## DO THIS
Can you copy out the data exactly? Leave the images out.

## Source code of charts
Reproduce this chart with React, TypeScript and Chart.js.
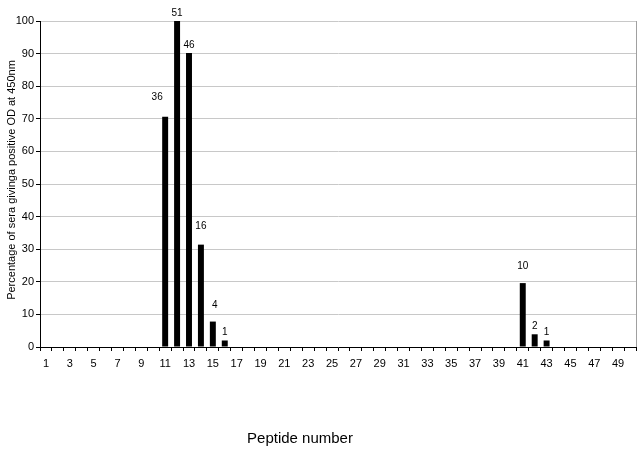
import React, { useEffect, useRef } from "react";
import { Chart, registerables } from "chart.js";

Chart.register(...registerables);

const categories: string[] = Array.from({ length: 50 }, (_, i) => String(i + 1));
const barCategories = ["11", "12", "13", "14", "15", "16", "41", "42", "43"];
const barPercent = [70.6, 100, 90.2, 31.4, 7.8, 2.0, 19.6, 3.9, 2.0];
const barCounts = ["36", "51", "46", "16", "4", "1", "10", "2", "1"];
const yTicks = [0, 10, 20, 30, 40, 50, 60, 70, 80, 90, 100];

const yTitle = "Percentage of sera givinga positive OD at 450nm";
const xTitle = "Peptide number";

const FONT = "'Liberation Sans', Arial, sans-serif";

// label nudges (style only): [dx, dy] in px from default position above bar
const labelNudge: Record<number, [number, number]> = {
  0: [-8, -12],
  3: [0, -10],
  4: [2, -8],
  6: [0, -9],
};

export default function App() {
  const ref = useRef<HTMLCanvasElement | null>(null);

  useEffect(() => {
    document.body.style.margin = "0";
    const values = categories.map((c) => {
      const k = barCategories.indexOf(c);
      return k >= 0 ? barPercent[k] : null;
    });

    const overlay = {
      id: "overlay",
      afterDatasetsDraw(chart: any) {
        const { ctx, chartArea } = chart;
        const meta = chart.getDatasetMeta(0);
        ctx.save();
        // right border
        ctx.strokeStyle = "#a0a0a0";
        ctx.lineWidth = 1;
        ctx.beginPath();
        ctx.moveTo(Math.round(chartArea.right) + 0.5, chartArea.top);
        ctx.lineTo(Math.round(chartArea.right) + 0.5, chartArea.bottom);
        ctx.stroke();
        // value labels
        ctx.fillStyle = "#000";
        ctx.font = `10px ${FONT}`;
        ctx.textAlign = "center";
        ctx.textBaseline = "bottom";
        barCategories.forEach((c, k) => {
          const idx = categories.indexOf(c);
          const el = meta.data[idx];
          if (!el) return;
          const n = labelNudge[k] || [0, 0];
          ctx.fillText(barCounts[k], el.x + n[0], el.y - 3 + n[1]);
        });
        // titles
        ctx.font = `15px ${FONT}`;
        ctx.textBaseline = "middle";
        ctx.fillText(xTitle, 300, 439);
        ctx.translate(12, 180);
        ctx.rotate(-Math.PI / 2);
        ctx.font = `11px ${FONT}`;
        ctx.fillText(yTitle, 0, 0);
        ctx.restore();
      },
    };

    const chart = new Chart(ref.current as HTMLCanvasElement, {
      type: "bar",
      data: {
        labels: categories,
        datasets: [
          {
            data: values as any,
            backgroundColor: "#000",
            borderWidth: 0,
            barPercentage: 0.5,
            categoryPercentage: 1,
          },
        ],
      },
      options: {
        animation: false,
        responsive: false,
        layout: { padding: { top: 21, right: 6, left: 0, bottom: 0 } },
        plugins: { legend: { display: false }, tooltip: { enabled: false } },
        scales: {
          x: {
            offset: true,
            grid: {
              display: true,
              offset: true,
              drawOnChartArea: false,
              drawTicks: true,
              tickLength: 4,
              color: "#000",
            },
            border: { display: true, color: "#000", width: 1 },
            ticks: {
              autoSkip: false,
              maxRotation: 0,
              padding: 6,
              color: "#000",
              font: { family: FONT, size: 11 },
              callback: (_v: any, i: number) => (i % 2 === 0 ? categories[i] : ""),
            },
            afterFit: (s: any) => {
              s.height = 102;
            },
          },
          y: {
            min: 0,
            max: 100,
            afterBuildTicks: (s: any) => {
              s.ticks = yTicks.map((v) => ({ value: v }));
            },
            grid: {
              color: "#c8c8c8",
              tickColor: "#000",
              tickLength: 4,
              drawTicks: true,
            },
            border: { display: true, color: "#000", width: 1 },
            ticks: {
              padding: 2,
              color: "#000",
              font: { family: FONT, size: 11 },
            },
            afterFit: (s: any) => {
              s.width = 40;
            },
          },
        },
      },
      plugins: [overlay],
    });
    return () => chart.destroy();
  }, []);

  return (
    <div style={{ position: "fixed", left: 0, top: 0, width: 642, height: 449, background: "#fff" }}>
      <canvas ref={ref} width={642} height={449} />
    </div>
  );
}
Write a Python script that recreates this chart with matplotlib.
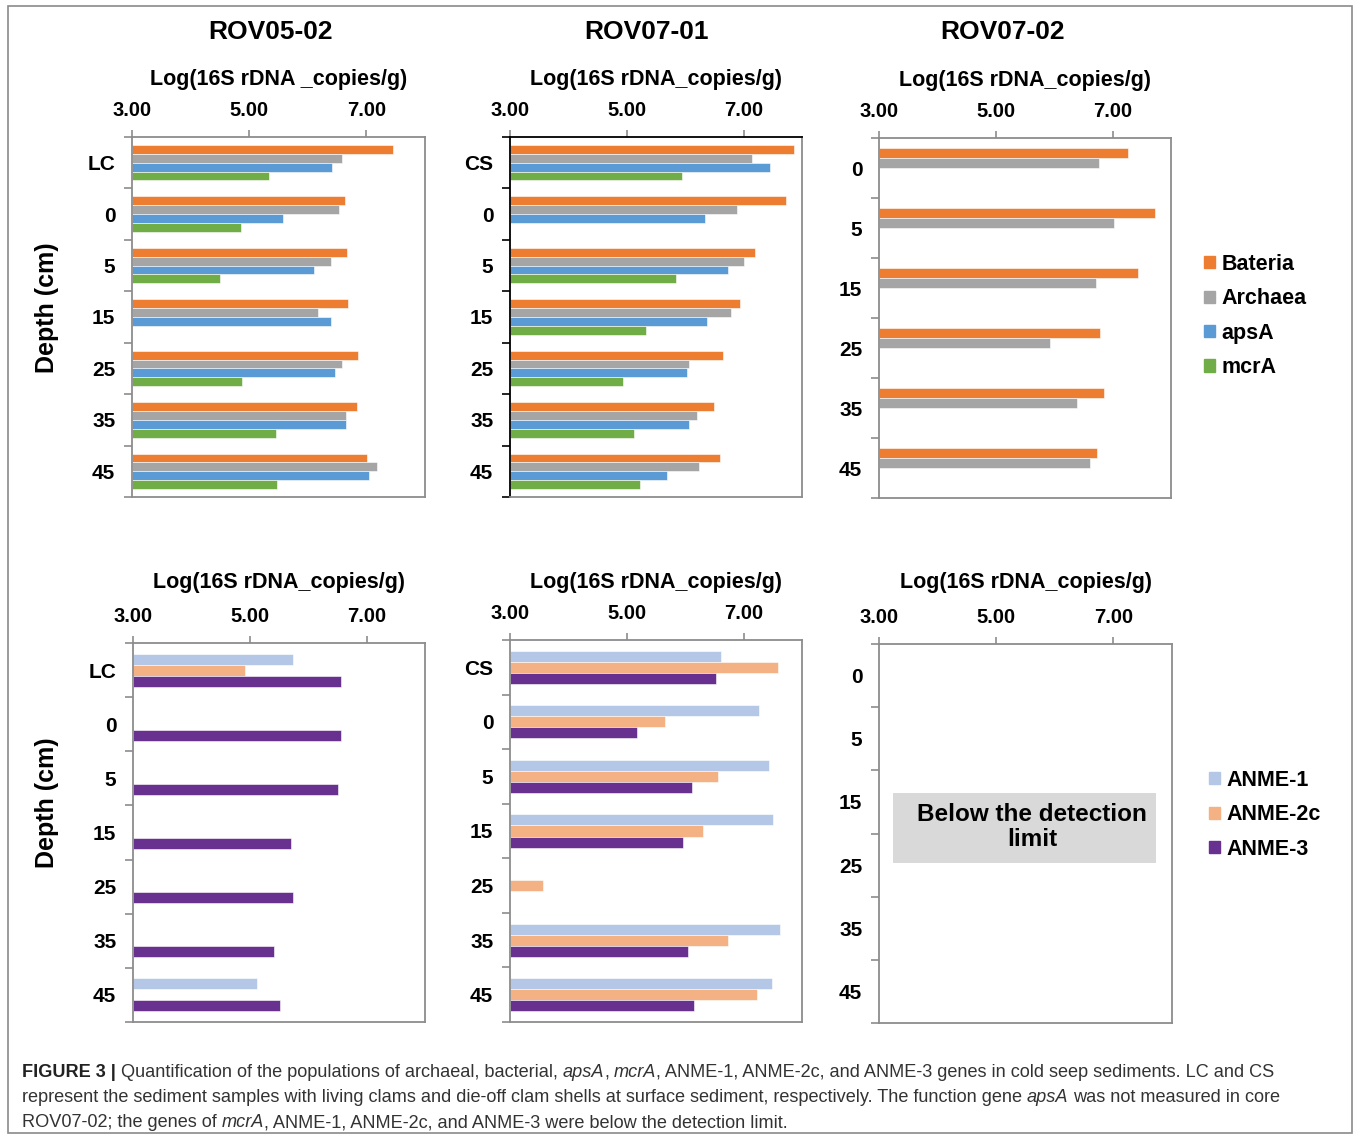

## RESULT OF THE TASK
Reproduce this chart with React, TypeScript and Chart.js.
import React, { useEffect, useRef } from "react";
import { Chart, registerables } from "chart.js";

Chart.register(...registerables);

const categories: string[] = Array.from({ length: 50 }, (_, i) => String(i + 1));
const barCategories = ["11", "12", "13", "14", "15", "16", "41", "42", "43"];
const barPercent = [70.6, 100, 90.2, 31.4, 7.8, 2.0, 19.6, 3.9, 2.0];
const barCounts = ["36", "51", "46", "16", "4", "1", "10", "2", "1"];
const yTicks = [0, 10, 20, 30, 40, 50, 60, 70, 80, 90, 100];

const yTitle = "Percentage of sera givinga positive OD at 450nm";
const xTitle = "Peptide number";

const FONT = "'Liberation Sans', Arial, sans-serif";

// label nudges (style only): [dx, dy] in px from default position above bar
const labelNudge: Record<number, [number, number]> = {
  0: [-8, -12],
  3: [0, -10],
  4: [2, -8],
  6: [0, -9],
};

export default function App() {
  const ref = useRef<HTMLCanvasElement | null>(null);

  useEffect(() => {
    document.body.style.margin = "0";
    const values = categories.map((c) => {
      const k = barCategories.indexOf(c);
      return k >= 0 ? barPercent[k] : null;
    });

    const overlay = {
      id: "overlay",
      afterDatasetsDraw(chart: any) {
        const { ctx, chartArea } = chart;
        const meta = chart.getDatasetMeta(0);
        ctx.save();
        // right border
        ctx.strokeStyle = "#a0a0a0";
        ctx.lineWidth = 1;
        ctx.beginPath();
        ctx.moveTo(Math.round(chartArea.right) + 0.5, chartArea.top);
        ctx.lineTo(Math.round(chartArea.right) + 0.5, chartArea.bottom);
        ctx.stroke();
        // value labels
        ctx.fillStyle = "#000";
        ctx.font = `10px ${FONT}`;
        ctx.textAlign = "center";
        ctx.textBaseline = "bottom";
        barCategories.forEach((c, k) => {
          const idx = categories.indexOf(c);
          const el = meta.data[idx];
          if (!el) return;
          const n = labelNudge[k] || [0, 0];
          ctx.fillText(barCounts[k], el.x + n[0], el.y - 3 + n[1]);
        });
        // titles
        ctx.font = `15px ${FONT}`;
        ctx.textBaseline = "middle";
        ctx.fillText(xTitle, 300, 439);
        ctx.translate(12, 180);
        ctx.rotate(-Math.PI / 2);
        ctx.font = `11px ${FONT}`;
        ctx.fillText(yTitle, 0, 0);
        ctx.restore();
      },
    };

    const chart = new Chart(ref.current as HTMLCanvasElement, {
      type: "bar",
      data: {
        labels: categories,
        datasets: [
          {
            data: values as any,
            backgroundColor: "#000",
            borderWidth: 0,
            barPercentage: 0.5,
            categoryPercentage: 1,
          },
        ],
      },
      options: {
        animation: false,
        responsive: false,
        layout: { padding: { top: 21, right: 6, left: 0, bottom: 0 } },
        plugins: { legend: { display: false }, tooltip: { enabled: false } },
        scales: {
          x: {
            offset: true,
            grid: {
              display: true,
              offset: true,
              drawOnChartArea: false,
              drawTicks: true,
              tickLength: 4,
              color: "#000",
            },
            border: { display: true, color: "#000", width: 1 },
            ticks: {
              autoSkip: false,
              maxRotation: 0,
              padding: 6,
              color: "#000",
              font: { family: FONT, size: 11 },
              callback: (_v: any, i: number) => (i % 2 === 0 ? categories[i] : ""),
            },
            afterFit: (s: any) => {
              s.height = 102;
            },
          },
          y: {
            min: 0,
            max: 100,
            afterBuildTicks: (s: any) => {
              s.ticks = yTicks.map((v) => ({ value: v }));
            },
            grid: {
              color: "#c8c8c8",
              tickColor: "#000",
              tickLength: 4,
              drawTicks: true,
            },
            border: { display: true, color: "#000", width: 1 },
            ticks: {
              padding: 2,
              color: "#000",
              font: { family: FONT, size: 11 },
            },
            afterFit: (s: any) => {
              s.width = 40;
            },
          },
        },
      },
      plugins: [overlay],
    });
    return () => chart.destroy();
  }, []);

  return (
    <div style={{ position: "fixed", left: 0, top: 0, width: 642, height: 449, background: "#fff" }}>
      <canvas ref={ref} width={642} height={449} />
    </div>
  );
}
Write a Python script that recreates this chart with matplotlib.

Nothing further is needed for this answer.